■ EXERCISE GOAL: Within the records that follow, restate exactly the lines from the line with "Write a component" down to the line with "type Marker = 'sq'", including both. Omit the pictures.

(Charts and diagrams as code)
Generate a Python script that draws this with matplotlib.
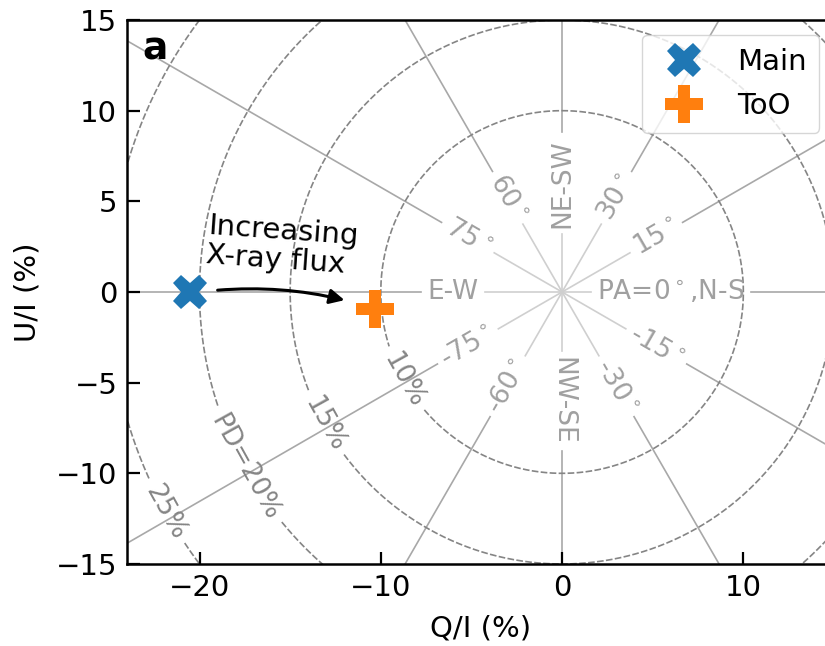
import numpy as np
import matplotlib
matplotlib.use("Agg")
import matplotlib.pyplot as plt

# ---- data ----
main_q = [-20.5]
main_u = [0.0]
too_q = [-10.3]
too_u = [-0.95]

pd_levels = [10, 15, 20, 25]
pd_labels = ["10%", "15%", "PD=20%", "25%"]
pd_label_angle = 209.0  # position angle of circle labels in Q-U plane (deg)

pa_values = [0, 15, 30, 45, 60, 75, 90, -75, -60, -45, -30, -15]
pa_labels = [r"PA=0$^\circ$,N-S", r"15$^\circ$", r"30$^\circ$", "NE-SW", r"60$^\circ$",
             r"75$^\circ$", "E-W", r"-75$^\circ$", r"-60$^\circ$", "NW-SE",
             r"-30$^\circ$", r"-15$^\circ$"]
pa_label_radius = 6.0

xticks = [-20, -10, 0, 10]
yticks = [-15, -10, -5, 0, 5, 10, 15]

# ---- figure ----
W, H = 825, 646
fig = plt.figure(figsize=(W / 100, H / 100), dpi=100)
ax_l, ax_r, ax_t, ax_b = 127, 834, 20, 564
ax = fig.add_axes([ax_l / W, (H - ax_b) / H, (ax_r - ax_l) / W, (ax_b - ax_t) / H])
xlim = (-24, 15)
ylim = (-15, 15)
ax.set_xlim(*xlim)
ax.set_ylim(*ylim)
ppu = (ax_r - ax_l) / (xlim[1] - xlim[0])  # pixels per data unit

renderer = fig.canvas.get_renderer()

def text_len_units(s, size):
    from matplotlib.font_manager import FontProperties
    fp = FontProperties(size=size)
    ismath = "$" in s
    w, h, d = renderer.get_text_width_height_descent(s, fp, ismath=ismath)
    return w / ppu

# radial PA lines
rad_fs = 19
inner_col = "#cfcfcf"
outer_col = "#a8a8a8"
for pa, lab in zip(pa_values, pa_labels):
    ang = np.deg2rad(2 * pa)
    c, s = np.cos(ang), np.sin(ang)
    hl = text_len_units(lab, rad_fs) / 2 + 0.35
    r0 = pa_label_radius - hl
    r1 = pa_label_radius + hl
    ax.plot([0, r0 * c], [0, r0 * s], color=inner_col, lw=1.2, zorder=1)
    ax.plot([r1 * c, 60 * c], [r1 * s, 60 * s], color=outer_col, lw=1.2, zorder=1)
    rot = 2 * pa
    if rot > 90:
        rot -= 180
    elif rot < -90:
        rot += 180
    ax.text(pa_label_radius * c, pa_label_radius * s, lab, color="#a0a0a0",
            fontsize=rad_fs, rotation=rot, rotation_mode="anchor",
            ha="center", va="center", zorder=2)

# PD circles
circ_fs = 19
for r, lab in zip(pd_levels, pd_labels):
    half_gap = (text_len_units(lab, circ_fs) / 2 + 0.4) / r
    th0 = np.deg2rad(pd_label_angle)
    th = np.linspace(th0 + half_gap, th0 + 2 * np.pi - half_gap, 800)
    ax.plot(r * np.cos(th), r * np.sin(th), color="#858585", lw=1.2,
            linestyle=(0, (4, 1.4)), zorder=1)
    ax.text(r * np.cos(th0), r * np.sin(th0), lab, color="#858585",
            fontsize=circ_fs, rotation=pd_label_angle - 270,
            rotation_mode="anchor", ha="center", va="center", zorder=2)

# data points
ax.plot(main_q, main_u, linestyle="none", marker="X", markersize=25,
        color="#1f77b4", markeredgewidth=0, label="Main", zorder=5)
ax.plot(too_q, too_u, linestyle="none", marker="P", markersize=28,
        color="#ff7f0e", markeredgewidth=0, label="ToO", zorder=5)

# arrow and annotation
ax.annotate("", xy=(-12.0, -0.45), xytext=(-19.0, 0.1),
            arrowprops=dict(arrowstyle="-|>", color="black", lw=2.2,
                            mutation_scale=22,
                            connectionstyle="arc3,rad=-0.08",
                            shrinkA=0, shrinkB=0), zorder=6)
ax.text(-15.45, 2.55, "Increasing\nX-ray flux", fontsize=21, rotation=-4,
        rotation_mode="anchor", ha="center", va="center",
        multialignment="left", linespacing=1.05, zorder=6)

ax.text(0.022, 0.945, "a", transform=ax.transAxes, fontsize=27,
        fontweight="bold", ha="left", va="center", zorder=6)

# axes styling
ax.set_xticks(xticks)
ax.set_yticks(yticks)
ax.tick_params(direction="in", length=9, width=1.6, labelsize=21, pad=7,
               top=False, right=False)
for sp in ax.spines.values():
    sp.set_linewidth(1.8)
ax.set_xlabel("Q/I (%)", fontsize=21, labelpad=9)
ax.set_ylabel("U/I (%)", fontsize=21, labelpad=10)

leg = ax.legend(loc="upper right", fontsize=21, handletextpad=0.8,
                borderpad=0.45, labelspacing=0.55)
leg.set_zorder(10)

fig.savefig("out.png", dpi=100)
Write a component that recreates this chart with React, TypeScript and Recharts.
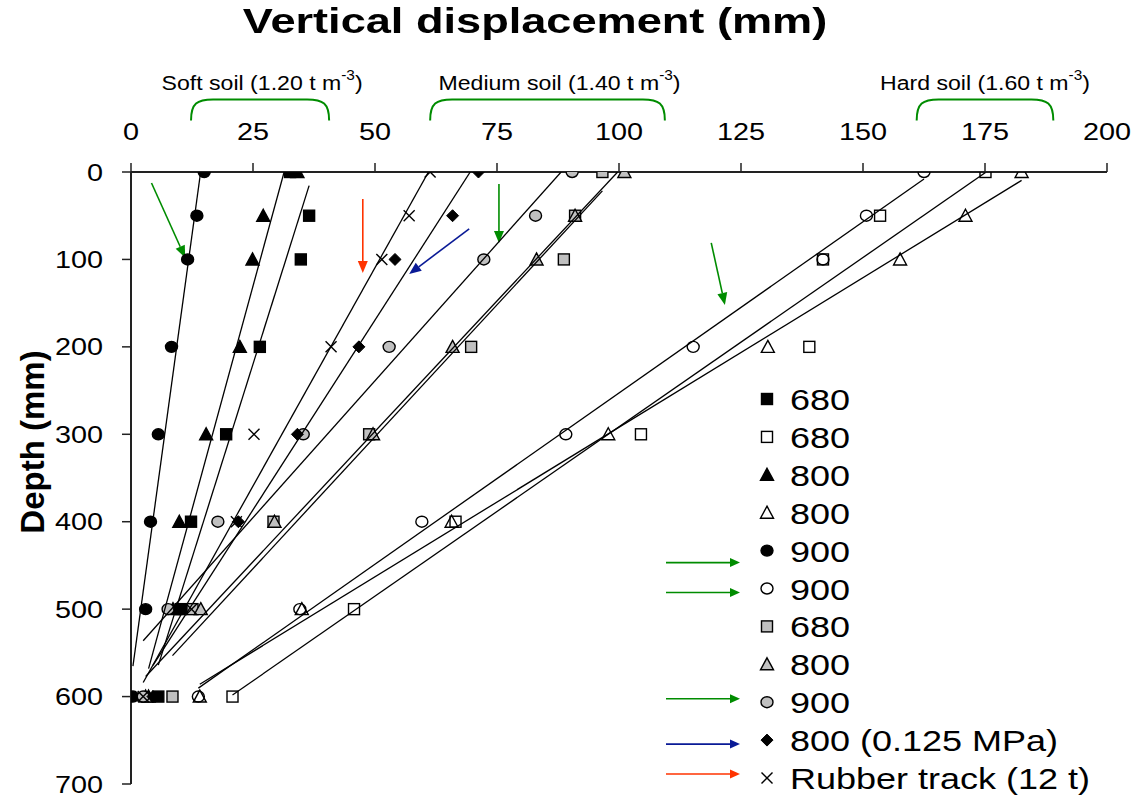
import React from 'react';
import {
  ScatterChart, Scatter, XAxis, YAxis, ReferenceLine, Legend,
} from 'recharts';

// depth of each reading (mm)
const depths = [0, 50, 100, 200, 300, 400, 500, 600];

// vertical displacement (mm) at each depth
const blackSq680 = [32.6, 36.5, 34.8, 26.4, 19.5, 12.3, 10.2, 5.6];
const openSq680 = [175.1, 153.5, 141.8, 139.0, 104.5, 66.5, 45.7, 20.8];
const blackTri800 = [34.1, 27.1, 24.9, 22.3, 15.4, 9.9, 8.6, 3.6];
const openTri800 = [182.5, 171.0, 157.6, 130.5, 97.8, 65.7, 35.0, 14.1];
const blackCirc900 = [15.0, 13.5, 11.6, 8.3, 5.6, 4.0, 3.0, 0.4];
const openCirc900 = [162.5, 150.7, 141.8, 115.2, 89.1, 59.6, 34.6, 13.8];
const graySq680 = [96.6, 91.0, 88.7, 69.7, 48.8, 29.2, 12.6, 8.5];
const grayTri800 = [101.1, 91.0, 83.1, 65.9, 49.6, 29.4, 14.3, 3.0];
const grayCirc900 = [90.4, 82.9, 72.3, 52.9, 35.3, 17.8, 7.6, 2.5];
const diamond800 = [71.2, 65.9, 54.1, 46.7, 34.1, 22.0, 9.9, 4.5];
const rubberTrack = [61.3, 57.0, 51.4, 41.0, 25.2, 21.6, 12.4, 2.5];

const xTicks = [0, 25, 50, 75, 100, 125, 150, 175, 200];
const yTicks = [0, 100, 200, 300, 400, 500, 600, 700];

type Marker = 'sq' | 'tri' | 'circ' | 'diam' | 'cross';

// arrow: colour of the pointer drawn left of the legend entry, dy: its offset from the row
const series: { name: string; values: number[]; marker: Marker; fill: string; arrow?: string; dy?: number }[] = [
  { name: '680', values: blackSq680, marker: 'sq', fill: '#000' },
  { name: '680', values: openSq680, marker: 'sq', fill: 'none' },
  { name: '800', values: blackTri800, marker: 'tri', fill: '#000' },
  { name: '800', values: openTri800, marker: 'tri', fill: 'none' },
  { name: '900', values: blackCirc900, marker: 'circ', fill: '#000', arrow: '#008c00', dy: 12 },
  { name: '900', values: openCirc900, marker: 'circ', fill: 'none', arrow: '#008c00', dy: 4 },
  { name: '680', values: graySq680, marker: 'sq', fill: '#c0c0c0' },
  { name: '800', values: grayTri800, marker: 'tri', fill: '#c0c0c0' },
  { name: '900', values: grayCirc900, marker: 'circ', fill: '#c0c0c0', arrow: '#008c00', dy: -3.5 },
  { name: '800 (0.125 MPa)', values: diamond800, marker: 'diam', fill: '#000', arrow: '#0a1a96', dy: 4 },
  { name: 'Rubber track (12 t)', values: rubberTrack, marker: 'cross', fill: '#000', arrow: '#ff3300', dy: -4 },
];

// annotation arrows inside the plot [x1, depth1, x2, depth2, colour]
const plotArrows: [number, number, number, number, string][] = [
  [4.2, 12.6, 11.1, 98, '#008c00'],
  [47.5, 31, 47.5, 115.6, '#ff3300'],
  [69.3, 65, 57.0, 116.7, '#0a1a96'],
  [75.4, 13.7, 75.4, 81.2, '#008c00'],
  [118.9, 81, 121.7, 152, '#008c00'],
];

// soil-density brackets above the axis [from, to, label, density, label shift px]
const soilBraces: [number, number, string, string, number][] = [
  [12.3, 40.6, 'Soft soil', '1.20', 2],
  [61.3, 109.4, 'Medium soil', '1.40', 12],
  [161, 189, 'Hard soil', '1.60', 0],
];

const SX = 1.2;
const FONT = 'Liberation Sans, Arial, sans-serif';

const SText = ({ x, y, size, anchor = 'start', weight = 'normal', sx = SX, children }: any) => (
  <text
    transform={`translate(${x},${y}) scale(${sx},1)`}
    textAnchor={anchor}
    fontSize={size}
    fontWeight={weight}
    fontFamily={FONT}
    fill="#000"
  >
    {children}
  </text>
);

const MarkerShape = ({ cx, cy, marker, fill, s = 11 }: any) => {
  const h = s / 2;
  const stroke = '#000';
  const sw = 1.4;
  if (marker === 'sq') return <rect x={cx - h} y={cy - h} width={s} height={s} fill={fill} stroke={stroke} strokeWidth={sw} />;
  if (marker === 'tri')
    return <polygon points={`${cx},${cy - h - 1} ${cx + h + 1},${cy + h} ${cx - h - 1},${cy + h}`} fill={fill} stroke={stroke} strokeWidth={sw} strokeLinejoin="miter" />;
  if (marker === 'circ') return <ellipse cx={cx} cy={cy} rx={h + 0.5} ry={h} fill={fill} stroke={stroke} strokeWidth={sw} />;
  if (marker === 'diam')
    return <polygon points={`${cx},${cy - h - 0.5} ${cx + h + 0.5},${cy} ${cx},${cy + h + 0.5} ${cx - h - 0.5},${cy}`} fill={fill} stroke={stroke} strokeWidth={1} />;
  return (
    <g stroke={stroke} strokeWidth={1.4}>
      <line x1={cx - h} y1={cy - h} x2={cx + h} y2={cy + h} />
      <line x1={cx - h} y1={cy + h} x2={cx + h} y2={cy - h} />
    </g>
  );
};

// least-squares trendline (depth on displacement), drawn across the data's x range
function trend(values: number[]) {
  const n = values.length;
  const mx = values.reduce((a, b) => a + b, 0) / n;
  const my = depths.reduce((a, b) => a + b, 0) / n;
  let sxy = 0;
  let sxx = 0;
  values.forEach((x, i) => {
    sxy += (x - mx) * (depths[i] - my);
    sxx += (x - mx) * (x - mx);
  });
  const m = sxy / sxx;
  const b = my - m * mx;
  return [Math.min(...values), Math.max(...values)].map((x) => {
    let y = m * x + b;
    let xx = x;
    if (y < 0) { y = 0; xx = -b / m; }
    if (y > 700) { y = 700; xx = (700 - b) / m; }
    return { x: xx, y };
  });
}

const Arrow = ({ x1, y1, x2, y2, stroke, hl = 12, hw = 5 }: any) => {
  const dx = x2 - x1;
  const dy = y2 - y1;
  const len = Math.sqrt(dx * dx + dy * dy);
  const ux = dx / len;
  const uy = dy / len;
  const bx = x2 - ux * hl;
  const by = y2 - uy * hl;
  return (
    <g>
      <line x1={x1} y1={y1} x2={bx} y2={by} stroke={stroke} strokeWidth={1.6} />
      <polygon points={`${x2},${y2} ${bx - uy * hw},${by + ux * hw} ${bx + uy * hw},${by - ux * hw}`} fill={stroke} />
    </g>
  );
};

const Brace = ({ x1, x2, y1, label, density, shift }: any) => {
  const top = y1;
  const bot = y1 + 21;
  const r = 22;
  return (
    <g>
      <path
        d={`M${x1},${bot} C${x1},${top + 4} ${x1 + 6},${top} ${x1 + r},${top} L${x2 - r},${top} C${x2 - 6},${top} ${x2},${top + 4} ${x2},${bot}`}
        fill="none"
        stroke="#008c00"
        strokeWidth={2}
      />
      <text
        transform={`translate(${(x1 + x2) / 2 + shift},${top - 9}) scale(1.1,1)`}
        textAnchor="middle"
        fontSize={21}
        fontFamily={FONT}
      >
        {`${label} (${density} t m`}
        <tspan fontSize={14} dy={-10}>-3</tspan>
        <tspan dy={10}>)</tspan>
      </text>
    </g>
  );
};

const XTick = ({ x, y, payload }: any) => (
  <SText x={x} y={y} size={24} anchor="middle">{payload.value}</SText>
);

const YTick = ({ x, y, payload }: any) => (
  <SText x={x} y={y + 8.5} size={24} anchor="end">{payload.value}</SText>
);

const LegendBox = () => {
  const rowY = (i: number) => 12 + i * 37.9;
  return (
    <svg width={460} height={410} style={{ overflow: 'visible' }}>
      {series.map((s, i) => (
        <g key={i}>
          <MarkerShape cx={101} cy={rowY(i)} marker={s.marker} fill={s.fill} s={11} />
          <SText x={124} y={rowY(i) + 11} size={30}>{s.name}</SText>
          {s.arrow ? (
            <Arrow x1={0} y1={rowY(i) + (s.dy || 0)} x2={74} y2={rowY(i) + (s.dy || 0)} stroke={s.arrow} hl={10} hw={4.5} />
          ) : null}
        </g>
      ))}
    </svg>
  );
};

export default function App() {
  return (
    <div style={{ position: 'fixed', left: 8, top: 0, width: 1124, height: 797, fontFamily: FONT, background: '#fff' }}>
      <ScatterChart width={1124} height={797} margin={{ top: 0, right: 25, bottom: 13, left: 0 }}>
        <XAxis
          type="number"
          dataKey="x"
          orientation="top"
          domain={[0, 200]}
          ticks={xTicks}
          height={172}
          tickSize={9}
          tickMargin={23}
          tick={<XTick />}
          axisLine={{ stroke: '#222', strokeWidth: 2 }}
          tickLine={{ stroke: '#222', strokeWidth: 1.5 }}
          allowDataOverflow
        />
        <YAxis
          type="number"
          dataKey="y"
          reversed
          domain={[0, 700]}
          ticks={yTicks}
          width={123}
          tickSize={9}
          tickMargin={19}
          tick={<YTick />}
          axisLine={{ stroke: '#222', strokeWidth: 2 }}
          tickLine={{ stroke: '#222', strokeWidth: 1.5 }}
          allowDataOverflow
        />
        {series.map((s, i) => (
          <Scatter
            key={`pts-${i}`}
            name={s.name}
            data={s.values.map((v, j) => ({ x: v, y: depths[j] }))}
            isAnimationActive={false}
            shape={(p: any) => <MarkerShape cx={p.cx} cy={p.cy} marker={s.marker} fill={s.fill} />}
          />
        ))}
        {series.map((s, i) => (
          <Scatter
            key={`fit-${i}`}
            data={trend(s.values)}
            isAnimationActive={false}
            line={{ stroke: '#000', strokeWidth: 1.3 }}
            shape={() => <g />}
          />
        ))}
        {plotArrows.map((a, i) => (
          <ReferenceLine
            key={`arr-${i}`}
            segment={[{ x: a[0], y: a[1] }, { x: a[2], y: a[3] }]}
            ifOverflow="visible"
            shape={(p: any) => <Arrow x1={p.x1} y1={p.y1} x2={p.x2} y2={p.y2} stroke={a[4]} />}
          />
        ))}
        {soilBraces.map((b, i) => (
          <ReferenceLine
            key={`brace-${i}`}
            segment={[{ x: b[0], y: -83 }, { x: b[1], y: -83 }]}
            ifOverflow="visible"
            shape={(p: any) => <Brace x1={p.x1} x2={p.x2} y1={p.y1} label={b[2]} density={b[3]} shift={b[4]} />}
          />
        ))}
        <Legend
          layout="vertical"
          align="center"
          verticalAlign="middle"
          wrapperStyle={{ left: 658, top: 387, width: 460, height: 405 }}
          content={() => <LegendBox />}
        />
      </ScatterChart>
      <svg width={1124} height={797} style={{ position: 'absolute', left: 0, top: 0, pointerEvents: 'none', overflow: 'visible' }}>
        <SText x={527} y={33} size={35} sx={1.29} anchor="middle" weight="bold">Vertical displacement (mm)</SText>
        <text
          transform="translate(36,442) rotate(-90)"
          textAnchor="middle"
          fontSize={33}
          fontWeight="bold"
          fontFamily={FONT}
        >
          Depth (mm)
        </text>
      </svg>
    </div>
  );
}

■ ANSWER TO THIS EXERCISE:
Write a component that recreates this chart with React, TypeScript and Recharts.
import React from 'react';
import {
  ScatterChart, Scatter, XAxis, YAxis, ReferenceLine, Legend,
} from 'recharts';

// depth of each reading (mm)
const depths = [0, 50, 100, 200, 300, 400, 500, 600];

// vertical displacement (mm) at each depth
const blackSq680 = [32.6, 36.5, 34.8, 26.4, 19.5, 12.3, 10.2, 5.6];
const openSq680 = [175.1, 153.5, 141.8, 139.0, 104.5, 66.5, 45.7, 20.8];
const blackTri800 = [34.1, 27.1, 24.9, 22.3, 15.4, 9.9, 8.6, 3.6];
const openTri800 = [182.5, 171.0, 157.6, 130.5, 97.8, 65.7, 35.0, 14.1];
const blackCirc900 = [15.0, 13.5, 11.6, 8.3, 5.6, 4.0, 3.0, 0.4];
const openCirc900 = [162.5, 150.7, 141.8, 115.2, 89.1, 59.6, 34.6, 13.8];
const graySq680 = [96.6, 91.0, 88.7, 69.7, 48.8, 29.2, 12.6, 8.5];
const grayTri800 = [101.1, 91.0, 83.1, 65.9, 49.6, 29.4, 14.3, 3.0];
const grayCirc900 = [90.4, 82.9, 72.3, 52.9, 35.3, 17.8, 7.6, 2.5];
const diamond800 = [71.2, 65.9, 54.1, 46.7, 34.1, 22.0, 9.9, 4.5];
const rubberTrack = [61.3, 57.0, 51.4, 41.0, 25.2, 21.6, 12.4, 2.5];

const xTicks = [0, 25, 50, 75, 100, 125, 150, 175, 200];
const yTicks = [0, 100, 200, 300, 400, 500, 600, 700];

type Marker = 'sq' | 'tri' | 'circ' | 'diam' | 'cross';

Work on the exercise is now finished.